If above understanding is right then, i have some comments

#!/bin/sh

# Try to find PID of thing which starts with perl , check the count 
# if count is greater than 0 then kill whatever is running... 

# Bit risky unless you are 100% sure anything running with perl is 
# your script, too generic.

pidcheck=`pidof perl | grep -c [0-9][0-9][0-9][0-9]`
while [ $pidcheck -ne 0 ]
do
        kill -9 `pidof perl`
done
echo "\n------------------------------\n" >> log.txt
date >> log.txt
echo "\n------------------------------\n" >> log.txt

# i am not sure why are you running this script 
# without checking if script is running or not .. if that logic in the perl script
# then really bad coding to start another process every time , there is not 
# even sleep of 1-2 sec 

while [ 1 -eq 1 ]
# if you want to run while loop in infinite loop 
# use "while :" 
do
        # in perl to execute system command you use backticks 
        # where as in shell script you run directly 
        # like perl handler.pl >> log.txt
        # to get date did you do `date >> log.txt` ? 
        `perl handler.pl >> log.txt`
        echo "Perl-Script crashed, restarting..." >> log.txt
done

Here are my script 1 shell wrapper & 1 perl script both works fine i dont have *nix terminal @ my place so its on cygwin ..it works there so shouldnt be a problem on *nix

# cat a.sh
#! /bin/bash
echo "------------------\n">> /tmp/log.txt
date >>/tmp/log.txt
echo "------------------\n">> /tmp/log.txt

while :
do
    echo "Running perl script again ..."
    perl a.pl >> /tmp/log.txt 2>&1
    echo "Running Perl script for fun ...\n" >> /tmp/log.txt
done

# cat a.pl
#! /bin/env perl
  print "Fun Perl Script ....\n" ;
  sleep 10 ;
exit ;

# bash a.sh
Running perl script again ...
Running perl script again ...
Running perl script again ...

# cat /tmp/log.txt
------------------\n
Sun Nov 21 13:29:01 IST 2010
------------------\n
Fun Perl Script ....
Running Perl script for fun ...\n
------------------\n
Sun Nov 21 13:37:32 IST 2010
------------------\n
Fun Perl Script ....
Running Perl script for fun ...\n
Fun Perl Script ....
Running Perl script for fun ...\n

To the original poster - you are doing some strange stuff here.
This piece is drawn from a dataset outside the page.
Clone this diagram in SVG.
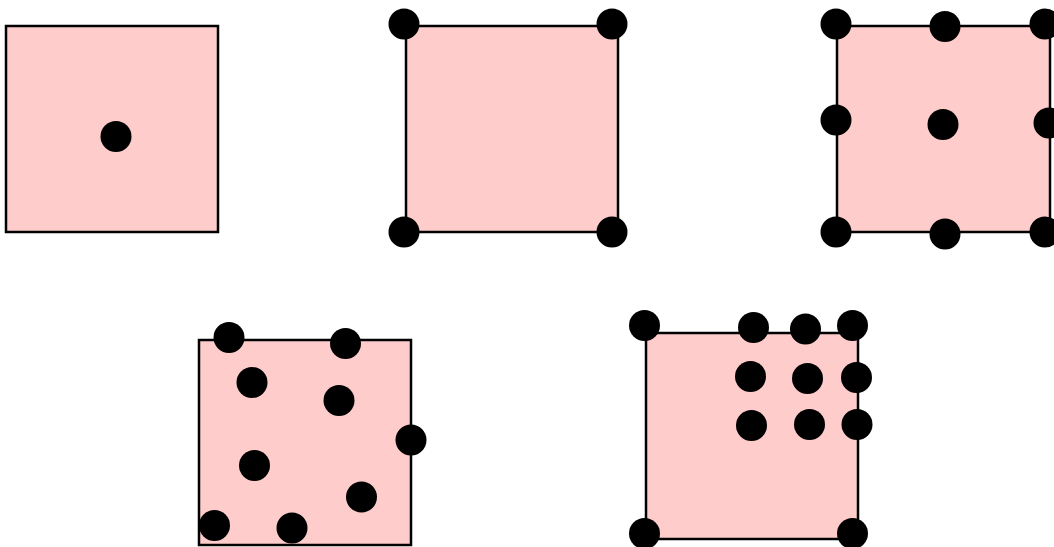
<svg xmlns="http://www.w3.org/2000/svg" width="1054" height="547" viewBox="0 0 1054 547">
<style>
.box{fill:#ffcccc;stroke:#000;stroke-width:2.5}
.pt{fill:#000}
</style>
<rect width="1054" height="547" fill="#fff"/>
<g id="connectors"></g>
<g id="square1">
<rect class="box" x="6" y="26" width="212" height="206"/>
<circle class="pt" cx="116" cy="136.5" r="15.5"/>
</g>
<g id="square2">
<rect class="box" x="406" y="26" width="212" height="206"/>
<circle class="pt" cx="404" cy="24" r="15.5"/>
<circle class="pt" cx="612" cy="24" r="15.5"/>
<circle class="pt" cx="404" cy="232" r="15.5"/>
<circle class="pt" cx="612" cy="232" r="15.5"/>
</g>
<g id="square3">
<rect class="box" x="837" y="26" width="213" height="206"/>
<circle class="pt" cx="836" cy="24" r="15.5"/>
<circle class="pt" cx="945" cy="26.5" r="15.5"/>
<circle class="pt" cx="1045" cy="24" r="15.5"/>
<circle class="pt" cx="836" cy="120" r="15.5"/>
<circle class="pt" cx="943" cy="124.5" r="15.5"/>
<circle class="pt" cx="1049" cy="123" r="15.5"/>
<circle class="pt" cx="836" cy="232" r="15.5"/>
<circle class="pt" cx="945" cy="234" r="15.5"/>
<circle class="pt" cx="1045" cy="232" r="15.5"/>
</g>
<g id="square4">
<rect class="box" x="199" y="340" width="212" height="205"/>
<circle class="pt" cx="229" cy="337.5" r="15.5"/>
<circle class="pt" cx="345.5" cy="343.5" r="15.5"/>
<circle class="pt" cx="252" cy="382.5" r="15.5"/>
<circle class="pt" cx="339" cy="400.5" r="15.5"/>
<circle class="pt" cx="411" cy="440" r="15.5"/>
<circle class="pt" cx="254.5" cy="465.5" r="15.5"/>
<circle class="pt" cx="361.5" cy="497" r="15.5"/>
<circle class="pt" cx="214.5" cy="525.5" r="15.5"/>
<circle class="pt" cx="292" cy="528" r="15.5"/>
</g>
<g id="square5">
<rect class="box" x="646" y="333" width="212" height="206"/>
<circle class="pt" cx="644.5" cy="325.5" r="15.5"/>
<circle class="pt" cx="753.5" cy="327.5" r="15.5"/>
<circle class="pt" cx="805.5" cy="329" r="15.5"/>
<circle class="pt" cx="852.5" cy="325.5" r="15.5"/>
<circle class="pt" cx="750.5" cy="376.5" r="15.5"/>
<circle class="pt" cx="807.5" cy="378.5" r="15.5"/>
<circle class="pt" cx="856.5" cy="377.5" r="15.5"/>
<circle class="pt" cx="751.5" cy="425.5" r="15.5"/>
<circle class="pt" cx="809.5" cy="424.5" r="15.5"/>
<circle class="pt" cx="857" cy="424.5" r="15.5"/>
<circle class="pt" cx="644.5" cy="533.5" r="15.5"/>
<circle class="pt" cx="852.5" cy="533.5" r="15.5"/>
</g>
</svg>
Normally to make sure your perl script always ran, you would run it like this:

while true; do perl myscript.pl ; echo restarting; done > out.log

Add a & to run it in the background.

The "pidof perl" is dangerous since you might have many perl scripts running on the system. You'd be better off with something like this in your perl script:

open(pidfile,">$0.pid") && print pidfile $$;close pidfile;

Yeah I know I didn't knew much about perl and shell scripts thats why I had a weird way to solve it, but now I know much more about shell that's why I'm not using this script anymore.
And I don't think there where any other Perl scripts running in the background, since the system doesn't have any perl scripts to run and it's an embedded system...

Be careful! Some system scripts rely on perl for various tasks, such as logrotation, file indexing, etc.

You can fuser the app's log before attaching to it, to see if you are already running, without additional files and fuss. I am not much of a perl jocey, but maybe you can do the sam check inside PERL; in ksh, it might look like this:

 
ps -fp $(fuser $logfile 2>/dev/null) | grep -c my_app | read ct

---------- Post updated at 10:48 AM ---------- Previous update was at 10:31 AM ----------

The pid file is popular, but you still need to ps -fp | grep or the like to ensure the pid in use is your app.

A tcp socket listener makes a nice mutex. You could assign a thread to providing a simple html status report within the app.

Using 'fuser' or the PERL equivalent on the app log file has several advantages and challenges:

  1. You find any children still running. You might want to purge them and restart if the main app is not running.
  2. No extra pid file.
  3. subshells make the count go up.
  4. users browsing the log may look like the app or like children, especially as the log path often contains the app name. (Maybe capitalize part of the app name in the log name?)